Market Size of NBFC

India’s financial market structure is manifold and continuously growing where existing entities are expanding, new entities are also becoming part of it. The financial structure is comprised of insurance companies, non-banking financial companies (NBFC), commercial banks, co-operatives, mutual funds and other financial entities. NBFCs have paved their way towards growth and diversification and has become an important part of financial structure in the country

Progress of  NBFC:

NBFCs are emerging as preferred option for fulfilling the credit needs covering various sectors. The market share of NBFC had increased from 22.68% in March 2018 to 44.92% in March 2020. Further, by fiscal year 2021-22 around 42% of Non-Banking Financial Companies are anticipating more than 15 per cent growth in their asset under management. 

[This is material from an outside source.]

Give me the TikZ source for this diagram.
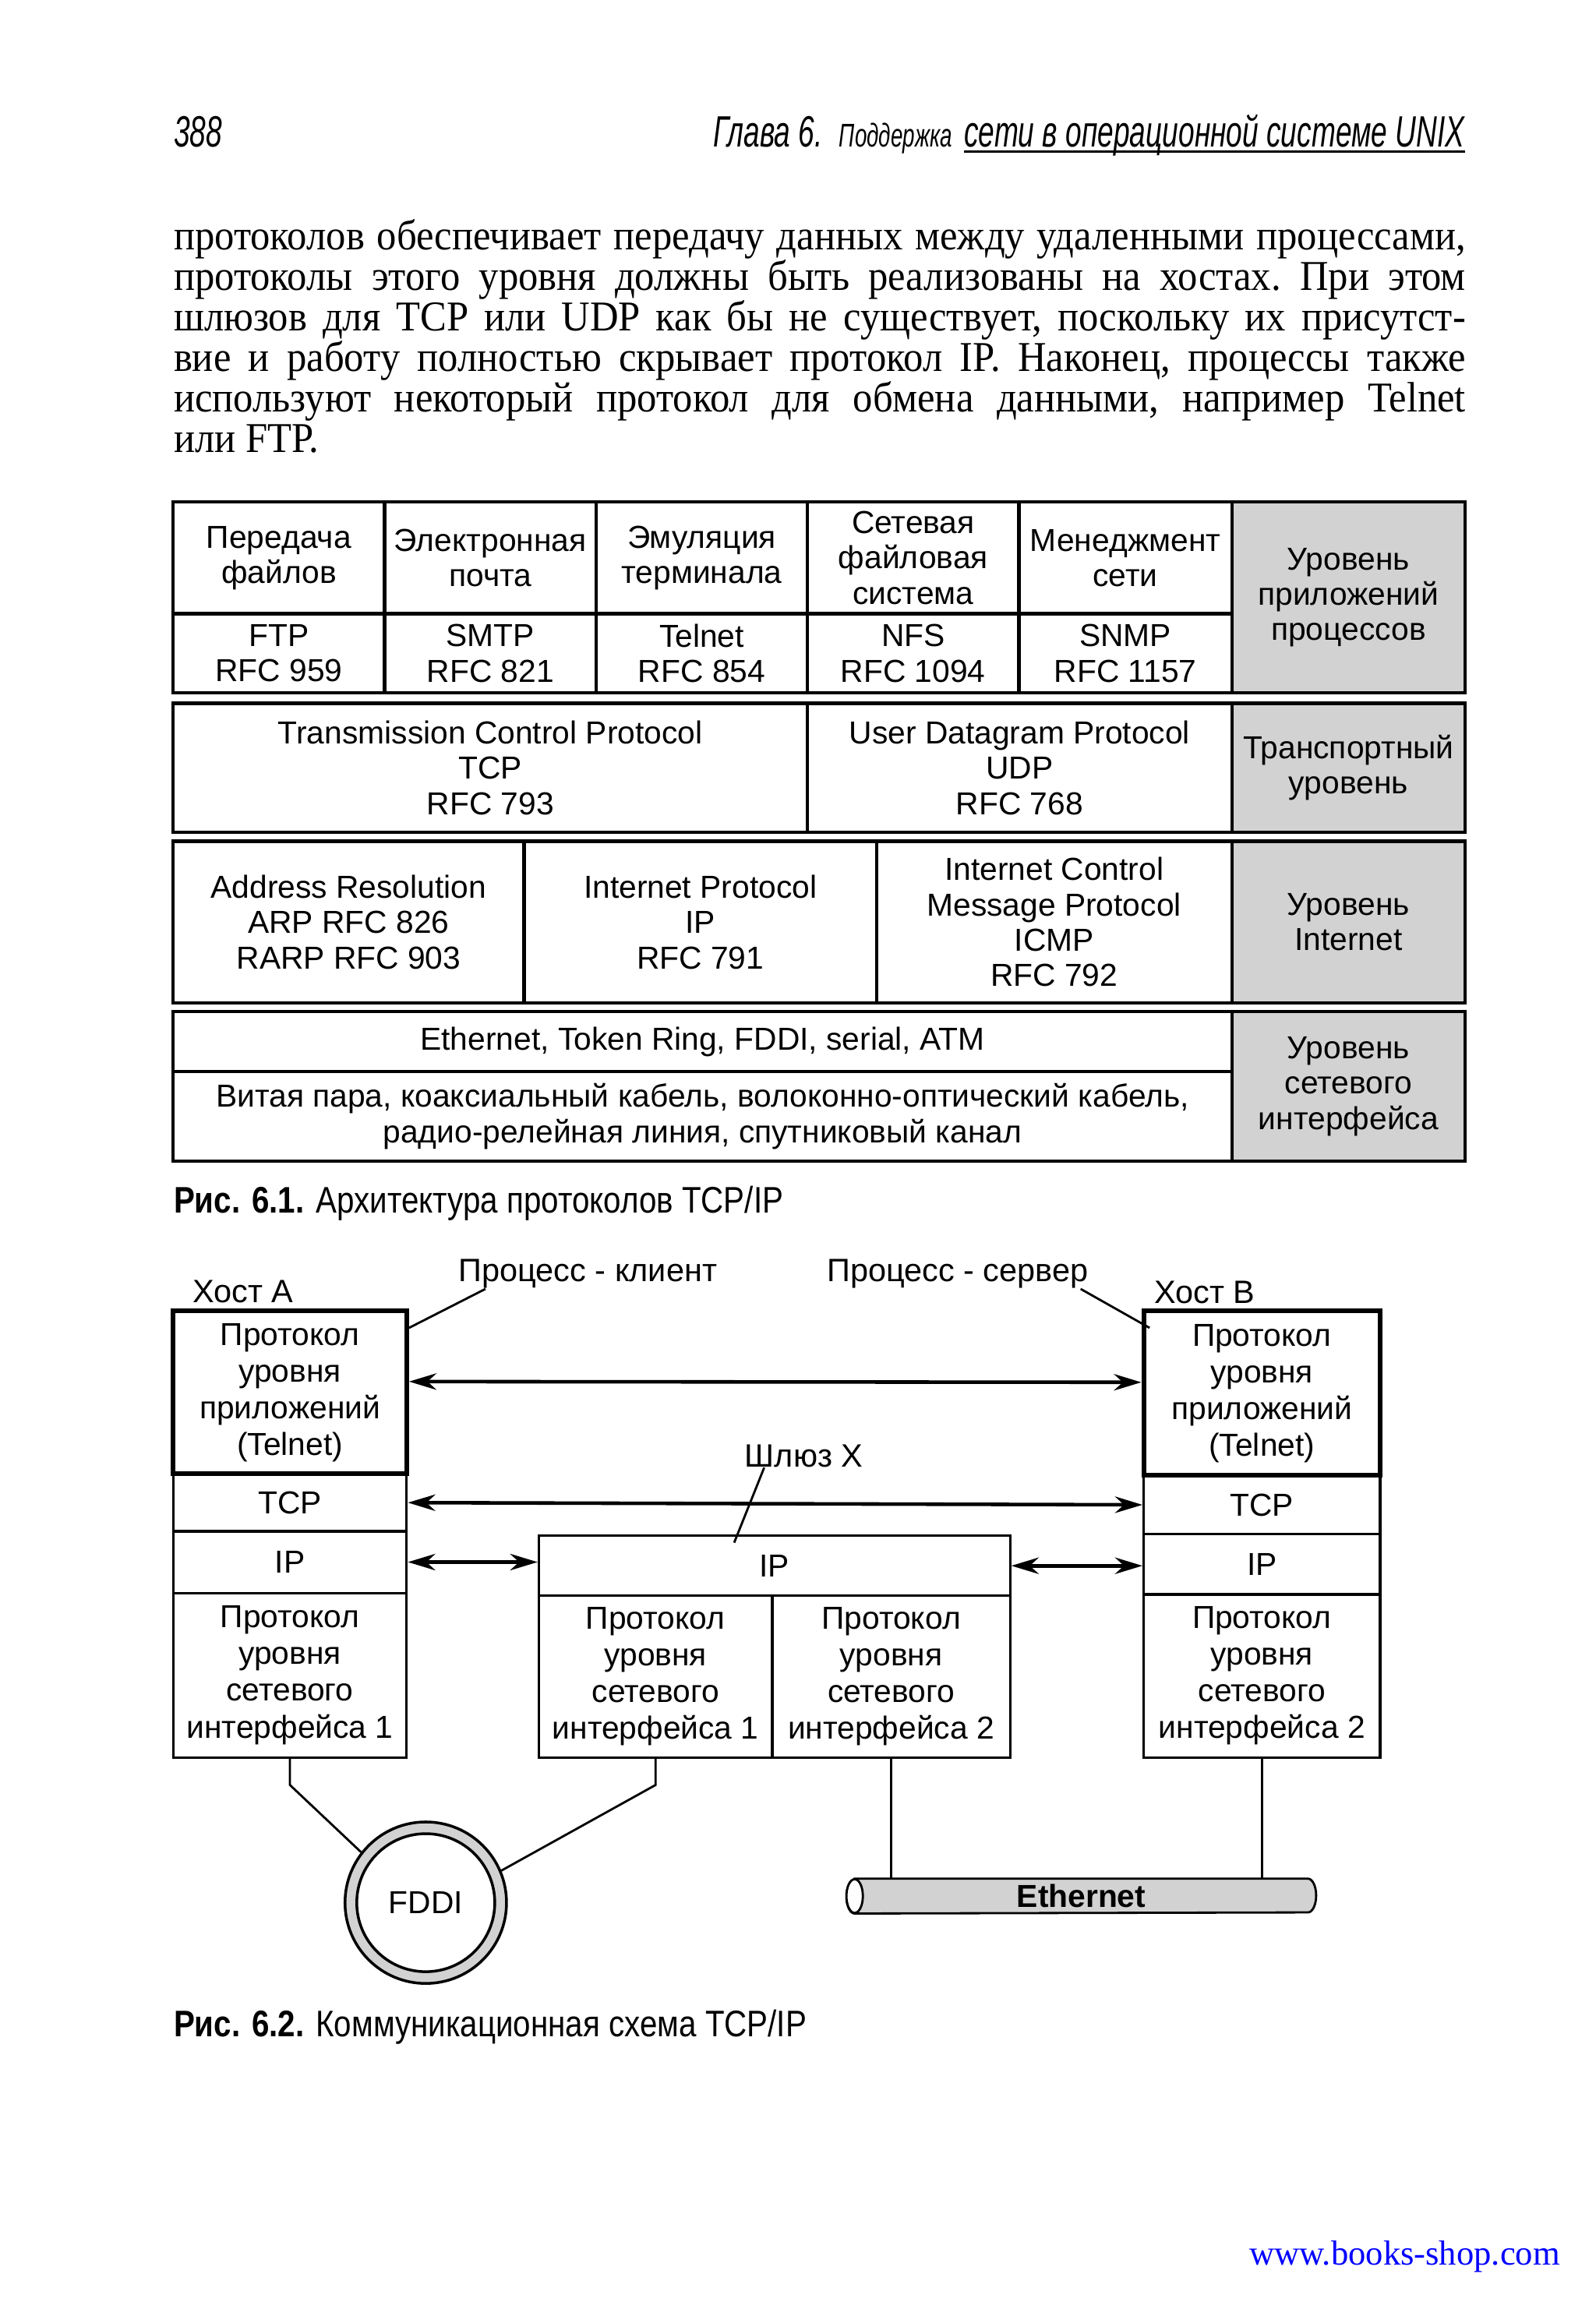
\documentclass[tikz,border=0pt]{standalone}
\usepackage{fontspec}
\setmainfont{Liberation Serif}
\newfontfamily\bodyf[FakeStretch=0.93]{Liberation Serif}
\newfontfamily\sansf{Liberation Sans}
\newfontfamily\narrowf[FakeStretch=0.85]{Liberation Sans}
\newfontfamily\headf[FakeStretch=0.66]{Liberation Sans}
\usetikzlibrary{arrows.meta}
\newdimen\pxu \pxu=0.1884mm
\newcommand\cellbox[7][]{\node[cell,#1,minimum width={(#5-#3)*\pxu},minimum height={(#6-#4)*\pxu}] (#2) at ({(#3+#5)/2},{(#4+#6)/2}) {#7};}
\tikzset{
  cell/.style={draw,line width=1.2pt,inner sep=0pt,align=center,font=\sansf\fontsize{11.6}{12.9}\selectfont},
  level/.style={fill=gray!35},
  stack/.style={line width=0.9pt,font=\sansf\fontsize{11.6}{13.4}\selectfont},
  stackapp/.style={stack,line width=1.7pt},
  link/.style={{Stealth[length=10pt,width=6pt]}-{Stealth[length=10pt,width=6pt]},line width=1.3pt},
  wire/.style={line width=0.8pt},
  label/.style={inner sep=0pt,font=\sansf\fontsize{11.8}{13}\selectfont},
  caption/.style={inner sep=0pt,font=\narrowf\fontsize{13.5}{15}\selectfont},
  header/.style={inner sep=0pt,font=\headf\itshape\fontsize{16}{17}\selectfont}
}
\begin{document}
\begin{tikzpicture}[x=0.1884mm,y=-0.1884mm]
\fill[white] (0,0) rectangle (1087,1568);
\useasboundingbox (0,0) rectangle (1087,1568);
\node[header,anchor=base west] (pagenum) at (118,100) {388};
\node[header,anchor=base east] (runheadb) at (998,100) {сети в операционной системе UNIX};
\node[header,anchor=base east] (runheada) at (runheadb.base west) {Глава 6.\kern6pt{\fontsize{12}{14}\selectfont Поддержка}\kern4pt};
\draw[line width=0.8pt] ([yshift=-1.8pt]runheadb.base west) -- ([yshift=-1.8pt]runheadb.base east);
\node[anchor=base west,inner sep=0pt,text width=165.8mm,align=justify,font=\bodyf\fontsize{15.5}{14.8}\selectfont\frenchspacing] (para) at (118,170)
  {протоколов обеспечивает передачу данных между удаленными процессами,\linebreak
   протоколы этого уровня должны быть реализованы на хостах. При этом\linebreak
   шлюзов для TCP или UDP как бы не существует, поскольку их присутст-\linebreak
   вие и работу полностью скрывает протокол IP. Наконец, процессы также\linebreak
   используют некоторый протокол для обмена данными, например Telnet\linebreak
   или FTP.};
\cellbox{fxfer}{118}{342}{262}{418}{Передача\\файлов}
\cellbox{email}{262}{342}{406}{418}{Электронная\\почта}
\cellbox{termemu}{406}{342}{550}{418}{Эмуляция\\терминала}
\cellbox{netfs}{550}{342}{694}{418}{Сетевая\\файловая\\система}
\cellbox{netmgmt}{694}{342}{839}{418}{Менеджмент\\сети}
\cellbox{ftp}{118}{418}{262}{472}{FTP\\RFC 959}
\cellbox{smtp}{262}{418}{406}{472}{SMTP\\RFC 821}
\cellbox{telnet}{406}{418}{550}{472}{Telnet\\RFC 854}
\cellbox{nfs}{550}{418}{694}{472}{NFS\\RFC 1094}
\cellbox{snmp}{694}{418}{839}{472}{SNMP\\RFC 1157}
\cellbox[level]{lvlapp}{839}{342}{998}{472}{Уровень\\приложений\\процессов}
\cellbox{tcp}{118}{479}{550}{567}{Transmission Control Protocol\\TCP\\RFC 793}
\cellbox{udp}{550}{479}{839}{567}{User Datagram Protocol\\UDP\\RFC 768}
\cellbox[level]{lvltr}{839}{479}{998}{567}{Транспортный\\уровень}
\cellbox{arp}{118}{573}{357}{683}{Address Resolution\\ARP RFC 826\\RARP RFC 903}
\cellbox{ip}{357}{573}{597}{683}{Internet Protocol\\IP\\RFC 791}
\cellbox{icmp}{597}{573}{839}{683}{Internet Control\\Message Protocol\\ICMP\\RFC 792}
\cellbox[level]{lvlint}{839}{573}{998}{683}{Уровень\\Internet}
\cellbox{links}{118}{689}{839}{730}{Ethernet, Token Ring, FDDI, serial, ATM}
\cellbox{media}{118}{730}{839}{791}{Витая пара, коаксиальный кабель, волоконно-оптический кабель,\\радио-релейная линия, спутниковый канал}
\cellbox[level]{lvlnet}{839}{689}{998}{791}{Уровень\\сетевого\\интерфейса}
\node[caption,anchor=base west] (capa) at (118,826) {\textbf{Рис. 6.1.} Архитектура протоколов TCP/IP};
\node[label,anchor=base west] (hosta) at (131,887) {Хост А};
\node[label,anchor=base west] (hostb) at (786,888) {Хост В};
\node[label,anchor=base west] (client) at (312,873) {Процесс - клиент};
\node[label,anchor=base west] (server) at (563,873) {Процесс - сервер};
\node[label,anchor=base west] (gwname) at (507,999) {Шлюз X};
\cellbox[stackapp]{appA}{118}{893}{277}{1004}{Протокол\\уровня\\приложений\\(Telnet)}
\cellbox[stack]{tcpA}{118}{1004}{277}{1043}{TCP}
\cellbox[stack]{ipA}{118}{1043}{277}{1085}{IP}
\cellbox[stack]{netA}{118}{1085}{277}{1197}{Протокол\\уровня\\сетевого\\интерфейса 1}
\cellbox[stackapp]{appB}{779}{893}{940}{1005}{Протокол\\уровня\\приложений\\(Telnet)}
\cellbox[stack]{tcpB}{779}{1005}{940}{1045}{TCP}
\cellbox[stack]{ipB}{779}{1045}{940}{1086}{IP}
\cellbox[stack]{netB}{779}{1086}{940}{1197}{Протокол\\уровня\\сетевого\\интерфейса 2}
\cellbox[stack]{gwip}{367}{1046}{688}{1087}{IP}
\cellbox[stack]{gwnetA}{367}{1087}{526}{1197}{Протокол\\уровня\\сетевого\\интерфейса 1}
\cellbox[stack]{gwnetB}{526}{1087}{688}{1197}{Протокол\\уровня\\сетевого\\интерфейса 2}
\draw[link] ([yshift=4pt]appA.east) -- ([yshift=4pt]appB.west);
\draw[link] (tcpA.east) -- (tcpB.west);
\draw[link] (ipA.east) -- (ipA.east -| gwip.west);
\draw[link] (gwip.east) -- (gwip.east -| ipB.west);
\draw[wire] ([xshift=10pt]client.south west) -- ([yshift=-7pt]appA.north east);
\draw[wire] ([xshift=-3pt]server.south east) -- ([yshift=-7pt,xshift=3pt]appB.north west);
\draw[wire] ([xshift=-14.5pt]gwname.south) -- ([xshift=-14.7pt,yshift=-3pt]gwip.north);
\node[circle,draw,line width=1pt,fill=gray!35,minimum size={110*\pxu}] (ring) at (290,1296) {};
\node[circle,draw,line width=1pt,fill=white,minimum size={94*\pxu},font=\sansf\fontsize{11.6}{13}\selectfont] (fddi) at (ring) {FDDI};
\draw[wire] (netA.south) -- ++(0,18) -- (ring.142);
\draw[wire] (gwnetA.south) -- ++(0,18) -- (ring.23);
\node[inner sep=0pt,minimum width={308*\pxu},minimum height={23*\pxu}] (eth) at (736.5,1291.5) {};
\draw[wire,fill=gray!35] (eth.north west) -- (eth.north east) arc[start angle=90,end angle=-90,x radius=3pt,y radius=6.16pt] -- (eth.south west) arc[start angle=270,end angle=90,x radius=3pt,y radius=6.16pt] -- cycle;
\draw[wire,fill=white] (eth.west) ellipse[x radius=3pt,y radius=6.16pt];
\node[inner sep=0pt,font=\sansf\bfseries\fontsize{11.6}{13}\selectfont] (ethname) at (eth) {Ethernet};
\draw[wire] (gwnetB.south) -- (gwnetB.south |- eth.north);
\draw[wire] (netB.south) -- (netB.south |- eth.north);
\node[caption,anchor=base west] (capb) at (118,1387) {\textbf{Рис. 6.2.} Коммуникационная схема TCP/IP};
\node[anchor=base east,inner sep=0pt,text=blue,font=\fontsize{12.7}{14}\selectfont] (url) at (1063,1543) {www.books-shop.com};
\end{tikzpicture}
\end{document}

Categorrization of Non Banking Financial Companies 

NBFC can be categorized on following basis:

  1. On basis of liabilities:
  • Deposit and Non-Deposit accepting NBFCs
  1. Non deposit taking NBFCs on basis of size:
  • Systemically important and Other non-deposit holding companies
  1. On basis of activity:
  • Investment and Credit Company (ICC)- Perform function of Lending and investment.
  • Infrastructure Finance Company (NBFC-IFC)- Provide for infrastructure loans.
  • BFC-Systemically Important Core Investment Company (CIC-ND-SI)- Makes investment in equity shares, preference shares, debt or loans of group companies.
  • Infrastructure Debt Fund-NBFC (IDF-NBFC)- Provides long-term debt into infrastructure projects.
  • NBFC-Micro Finance Institution (NBFC-MFI)- Provide Credit to economically disadvantaged groups.
  • NBFC-Factor- Extending loans against the security interest of the receivables at a discount.
  • NBFC-Non-Operative Financial Holding Company (NOFHC)- Facilitate promoter/(s) group in setting up new banks.
  • Mortgage Guarantee Company (MGC)- Deals in mortgage guarantee business.
  • NBFC-Account Aggregator (NBFC-AA)- Collect and provide information about a customer’s financial assets in a consolidated, organized and retrievable manner to the customer or others as specified by the customer.
  • NBFC–Peer to Peer Lending Platform (NBFC-P2P)- Providing an online platform to bring lenders and borrowers together.
  • Housing Finance Companies (HFC)- Deals in housing finance. 

Opportunties for NBFCs

The problem of increasing bad debt in public sector banks (PSUs) can be a way for NBFC to step in with diversified product lines, low cost, wide reach and more effective risk management capabilities. Also, NBFCs does not have to follow strict rules and regulations that are imposed on other financial institutions such as banks (like NBFC can make foreign investment not exceeding 100% of the NoF), can also pave the way for NBFCs. Sectors where traditional banks do not lend can also serve as an opportunity to NBFCs to attract the borrowers.

The private wealth market of India is expected to become the fourth largest private wealth market by 2028 and NBFCs can play an important role in achieving this growth through their diversified product options and more efficient management control. Also, government is also taking initiatives to aid the NBFC sector to grow and expand its market size.